A message to the lockdown cohort of gardeners:
For all those new gardeners that are in their second year of growing, and who may have started in lockdown last year, please realise that this is the way gardening goes… We are subject to the challenges of the weather and sometimes we might not get the crop we desire.
Never give up hope and rise to the challenge, as growing food is so important in this new world, where food shortages and price rises are appearing everywhere.
Healthy soil creates healthy plants; it grows nutrient rich food, which in turn gives us good gut health and energy, exactly what we all need right now!
Take care of yourselves, and your plants and I hope you grow inspired.
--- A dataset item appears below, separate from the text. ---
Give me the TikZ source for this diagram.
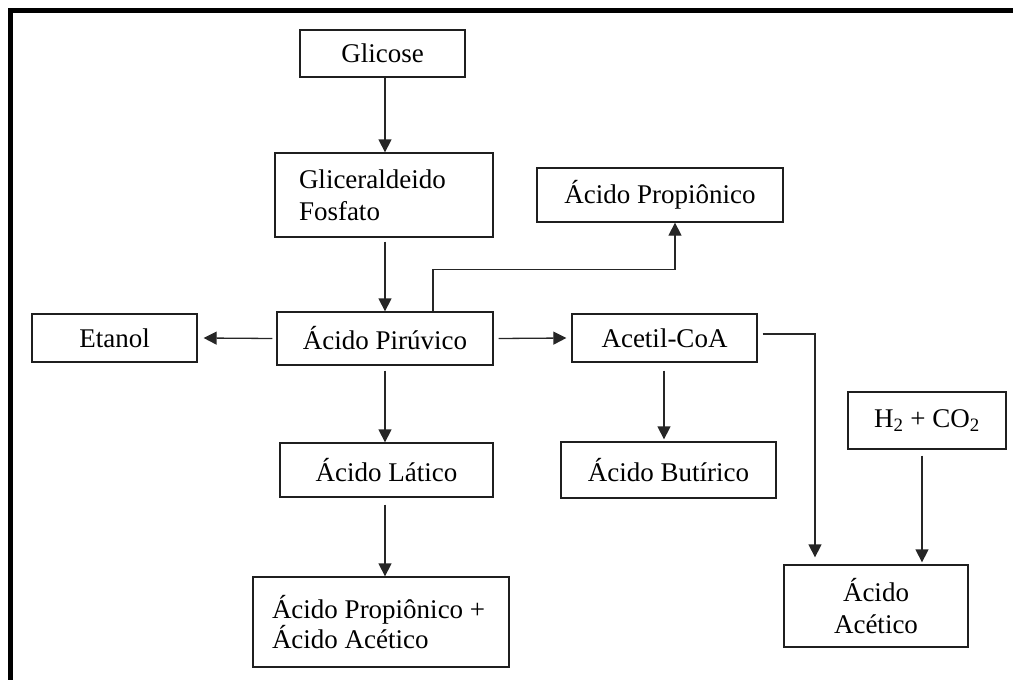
\documentclass[tikz,border=0pt]{standalone}
\usepackage{fontspec}
\setmainfont{Liberation Serif}
\usetikzlibrary{arrows.meta}
\begin{document}
\begin{tikzpicture}[x=1pt,y=-1pt,
  box/.style={draw=black!88,line width=1.3pt,rectangle,inner sep=0pt,align=center,font=\fontsize{27}{32}\selectfont},
  arr/.style={draw=black!85,line width=1.3pt,-{Triangle[length=13pt,width=13pt]}}]
\useasboundingbox (0,0) rectangle (1013,680);
\begin{scope}
\clip (0,0) rectangle (1013,680);
\draw[line width=5.5pt] (10.5,700) -- (10.5,10.5) -- (1030,10.5);
\end{scope}

\node[box,minimum width=165pt,minimum height=47pt] (glic) at (382.5,53.5) {Glicose};
\node[box,minimum width=218pt,minimum height=84pt,text width=170pt,align=flush left] (glif) at (384,195) {Gliceraldeido\\Fosfato};
\node[box,minimum width=216pt,minimum height=53pt] (piru) at (385,338.5) {Ácido Pirúvico};
\node[box,minimum width=165pt,minimum height=48pt] (etanol) at (114.5,338) {Etanol};
\node[box,minimum width=185pt,minimum height=48pt] (acetil) at (664.5,338) {Acetil-CoA};
\node[box,minimum width=246pt,minimum height=54pt] (propi) at (660,195) {Ácido Propiônico};
\node[box,minimum width=215pt,minimum height=56pt] (butir) at (668.5,470) {Ácido Butírico};
\node[box,minimum width=213pt,minimum height=54pt] (latic) at (386.5,470) {Ácido Lático};
\node[box,minimum width=256pt,minimum height=90pt,text width=218pt,align=flush left,font=\fontsize{27}{28}\selectfont] (propac) at (381,622) {Ácido Propiônico +\\Ácido Acético};
\node[box,minimum width=158pt,minimum height=57pt] (h2) at (927,420.5) {H\textsubscript{2} + CO\textsubscript{2}};
\node[box,minimum width=184pt,minimum height=82pt] (acet) at (876,606) {Ácido\\Acético};

\coordinate (xa) at (385,0);
\coordinate (xb) at (433,0);
\coordinate (xc) at (664,0);
\coordinate (xd) at (815,0);
\coordinate (xe) at (922,0);
\coordinate (xf) at (675,0);

\draw[arr] (glic.south -| xa) -- (glif.north -| xa);
\draw[arr,shorten <=4pt] (glif.south -| xa) -- (piru.north -| xa);
\draw[arr] ([xshift=-4pt]piru.west) -- ([xshift=6pt]etanol.east);
\draw[arr] ([xshift=5pt]piru.east) -- ([xshift=-5pt]acetil.west);
\draw[arr] (piru.north -| xb) -- ++(0,-42) -| (propi.south -| xf);
\draw[arr,shorten <=5pt] (piru.south -| xa) -- (latic.north -| xa);
\draw[arr,shorten <=8pt,shorten >=2pt] (acetil.south -| xc) -- (butir.north -| xc);
\draw[arr,shorten >=7pt] ([xshift=5pt,yshift=4pt]acetil.east) -| (acet.north -| xd);
\draw[arr,shorten <=6pt,shorten >=2pt] (h2.south -| xe) -- (acet.north -| xe);
\draw[arr,shorten <=7pt] (latic.south -| xa) -- (propac.north -| xa);
\end{tikzpicture}
\end{document}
With the moon about to rise, it is the perfect time to sow wildflowers and beneficial insect flowers. If sown now, these will be up and flowering for early summer which is a great time to be bringing beneficial and predator insects into the garden.
How to sow these seeds in four simple steps:
Usually I am a gardener that likes to throw seeds around and leave the rest to Mother Nature.
However, with these types of seeds I have found that ground preparation is important for successful germination. The seeds for these types of flowers can be very fussy, as they are not too happy to compete with weeds.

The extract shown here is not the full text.